___ Data extract ___

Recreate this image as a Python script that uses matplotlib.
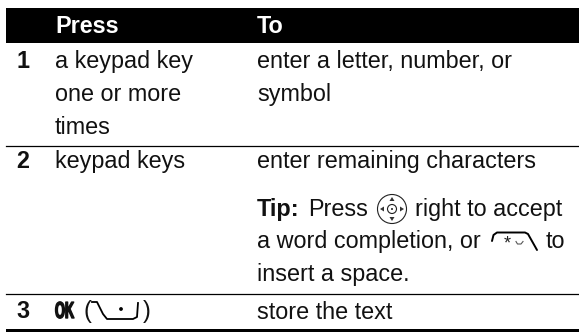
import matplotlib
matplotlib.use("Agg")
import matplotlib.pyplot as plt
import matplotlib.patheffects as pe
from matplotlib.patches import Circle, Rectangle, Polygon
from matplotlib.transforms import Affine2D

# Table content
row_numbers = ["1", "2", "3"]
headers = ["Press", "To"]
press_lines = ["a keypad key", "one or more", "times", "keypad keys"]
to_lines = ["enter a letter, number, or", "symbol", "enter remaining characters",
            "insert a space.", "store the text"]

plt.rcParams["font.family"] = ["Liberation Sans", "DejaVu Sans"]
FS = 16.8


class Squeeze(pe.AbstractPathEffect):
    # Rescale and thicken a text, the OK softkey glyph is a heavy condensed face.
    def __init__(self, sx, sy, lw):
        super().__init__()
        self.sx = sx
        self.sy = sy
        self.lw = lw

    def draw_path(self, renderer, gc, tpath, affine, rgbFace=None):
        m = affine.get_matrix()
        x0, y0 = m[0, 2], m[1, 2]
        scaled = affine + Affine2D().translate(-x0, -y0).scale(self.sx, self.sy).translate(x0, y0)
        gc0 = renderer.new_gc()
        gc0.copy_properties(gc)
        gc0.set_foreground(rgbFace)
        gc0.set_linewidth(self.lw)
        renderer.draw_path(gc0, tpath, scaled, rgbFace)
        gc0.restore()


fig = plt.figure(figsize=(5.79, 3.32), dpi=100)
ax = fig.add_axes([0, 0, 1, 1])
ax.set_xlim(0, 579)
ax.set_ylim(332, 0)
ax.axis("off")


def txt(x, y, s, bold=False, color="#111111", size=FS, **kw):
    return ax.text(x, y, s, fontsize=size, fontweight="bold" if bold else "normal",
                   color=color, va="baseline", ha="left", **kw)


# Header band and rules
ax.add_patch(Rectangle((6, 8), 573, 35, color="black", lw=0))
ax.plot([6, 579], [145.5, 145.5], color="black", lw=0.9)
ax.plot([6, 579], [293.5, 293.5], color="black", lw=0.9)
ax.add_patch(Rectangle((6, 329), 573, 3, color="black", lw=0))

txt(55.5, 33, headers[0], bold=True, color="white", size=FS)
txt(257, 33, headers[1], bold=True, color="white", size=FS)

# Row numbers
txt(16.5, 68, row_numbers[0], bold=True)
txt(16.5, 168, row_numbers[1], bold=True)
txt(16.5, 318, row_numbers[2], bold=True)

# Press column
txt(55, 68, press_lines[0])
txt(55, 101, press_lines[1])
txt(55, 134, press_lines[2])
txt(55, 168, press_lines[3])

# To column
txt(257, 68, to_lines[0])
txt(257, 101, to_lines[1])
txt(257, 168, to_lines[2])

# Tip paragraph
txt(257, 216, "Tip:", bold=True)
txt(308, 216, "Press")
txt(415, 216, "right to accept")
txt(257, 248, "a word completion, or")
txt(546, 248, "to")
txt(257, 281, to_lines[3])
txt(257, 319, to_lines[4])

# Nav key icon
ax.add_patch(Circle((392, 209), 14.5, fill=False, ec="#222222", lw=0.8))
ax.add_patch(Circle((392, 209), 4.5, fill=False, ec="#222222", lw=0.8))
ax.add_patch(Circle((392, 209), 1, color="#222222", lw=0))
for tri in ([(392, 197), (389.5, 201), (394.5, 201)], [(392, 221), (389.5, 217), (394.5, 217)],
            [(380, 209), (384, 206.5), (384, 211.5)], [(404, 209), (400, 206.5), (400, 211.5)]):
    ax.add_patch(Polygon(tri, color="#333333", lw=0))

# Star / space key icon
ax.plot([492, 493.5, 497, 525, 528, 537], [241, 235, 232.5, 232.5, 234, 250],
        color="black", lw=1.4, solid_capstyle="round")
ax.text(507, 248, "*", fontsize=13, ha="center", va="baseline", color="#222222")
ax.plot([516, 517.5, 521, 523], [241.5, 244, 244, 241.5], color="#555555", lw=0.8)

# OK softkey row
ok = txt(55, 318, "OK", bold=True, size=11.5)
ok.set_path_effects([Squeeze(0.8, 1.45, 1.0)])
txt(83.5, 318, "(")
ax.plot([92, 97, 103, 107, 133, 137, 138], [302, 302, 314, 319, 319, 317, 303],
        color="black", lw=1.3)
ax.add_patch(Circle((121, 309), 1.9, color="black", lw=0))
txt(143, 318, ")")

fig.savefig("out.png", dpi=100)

___

> _Problem to work on_:
Set down again, exactly, the lines of the material above from its first line to the one with "from matplotlib.transforms import Affine2D", inclusive. Leave the pictures out.

> _Result for this task_:
Recreate this image as a Python script that uses matplotlib.
import matplotlib
matplotlib.use("Agg")
import matplotlib.pyplot as plt
import matplotlib.patheffects as pe
from matplotlib.patches import Circle, Rectangle, Polygon
from matplotlib.transforms import Affine2D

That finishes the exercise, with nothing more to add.